A GNA Feature By Benjamin Mensah
Accra, Aug. 7, GNA - The incidence of non-communicable diseases is rising in recent years. Indeed, the World Health Organisation (WHO) estimates that by the year 2020, non-communicable diseases would be the cause of over 70 per cent of the global burden of disease and this should be a cause for concern.
The world would be saddled on a greater scale with diseases like diabetes mellitus, hypertension, gout, cancers and obesity. These diseases would be causing more deaths among the youth and all those in the productive age.
Ghana is now caught in the web of both non-communicable and communicable diseases like malaria and HIV/AIDS and this poses a big health threat.
The combination of non-communicable with the already heavy load of communicable diseases in a developing country like Ghana is heavy enough to decimate national efforts, productivity and economic gains in no time.
The importance of a clean environment, good food and healthy lifestyles cannot be over-emphasised in the prevention of both communicable and non-communicable diseases.
Lifestyle is a key ingredient to quality health. It is a big key to the control of non-communicable diseases.
Good lifestyle issues include exercise, balanced diet, flexible work schedule, no smoking habits and little or moderate alcohol drinking, leisure, recreational activities and stress-free living. They all play major contributing roles in promoting health and longevity and thereby foster national development.
Many of the factors that cause communicable diseases largely fall outside the scope of the individual's control. For non-communicable diseases, however, it is largely a matter of lifestyle for which individuals can exercise a substantial level of control.
The key for the control of such diseases is exercise. Exercise ranks highly in the lifestyle factor. Exercise refers to any physical activity - a move for health.
Physical activity is any body movement that results in the use of energy (burning calories). When you walk briskly, play, jog, swim, ride a bicycle, clean a house, dance, weed or climb stairs, you are moving for health.
Regular moderate physical activity is one of the easiest and surest ways to improve and maintain good health. It promotes healthy growth and development in children and young people.
It has the potential to prevent and control non-communicable diseases such as diabetes, obesity, and osteoporosis - the brittle bone disease.
Exercise also increases one's energy levels, reduces stress, lowers cholesterol, reduces blood pressure and lowers risk of some cancers. It also enhances confidence and self-esteem, improves mobility and energy level of people with disability, reduces or prevents certain disabilities.

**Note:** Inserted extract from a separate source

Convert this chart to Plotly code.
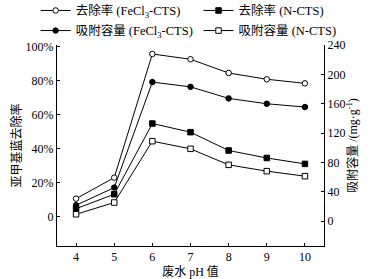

It can reduce the feeling of isolation and loneliness and improve physical and mental agility.
In sum, exercise can reduce the risk of dying prematurely, of dying from cardiovascular diseases or stroke, colon cancer, diabetes, lower back pain and depression.
To encourage people to exercise, to reap the vast health benefits, the Ghana Health Service (GHS), together with the World Health Organisation (WHO), has since last year initiated a Health Walk Programme.
Exercise formed the theme of last year's World Health Day celebration, which was "Move For Health".
Since its initiation by Professor Agyeman Badu Akosa, Director-General of GHS, the event has been held regularly on a monthly basis and has spread to all the regions.
The Health Walk, which is supervised by the Ghana Health Service, is held on the third Saturday of every month, starting from major polyclinics throughout the country, through designated points. It is often accompanied by brass band, and one would see children, adults and old people walking and dancing, moving for health.
The music accompanying the walk, not only brings joy, but it is also good sound to announce to all Ghanaians to take one's health in one's own hands, and as well protect and promote it.
The Health Walk, as a physical activity, is to send a message to everybody that we can make the decision to improve upon our health. Keep fit clubs in the Accra-Tema Metropolis should be commended going on walks in the mornings at weekends, not only to burn the stored fats but also to warm them up for the weekend's activities.
Wouldn't it be a good idea if all families and communities got into such healthy activities, which when well organised, could foster togetherness and companionship?
The benefits would be far reaching. Mama, Papa, and the children; President, Minister, Member of Parliament, Assemblyman, Unit Committee Member, and all the community could use the end of a walk to discuss the improvement of the home, the neighbourhood and the community.
The houses and the buildings that have become drab and lacklustre because they were painted long ago, the grime on the walls, the choked gutters and the bushes could be attended to after such walks.
Move for health; balanced diet, healthy lifestyles, exercise and clean environments are paramount requisites for good health. Good health is a must. Move for good health to create wealth.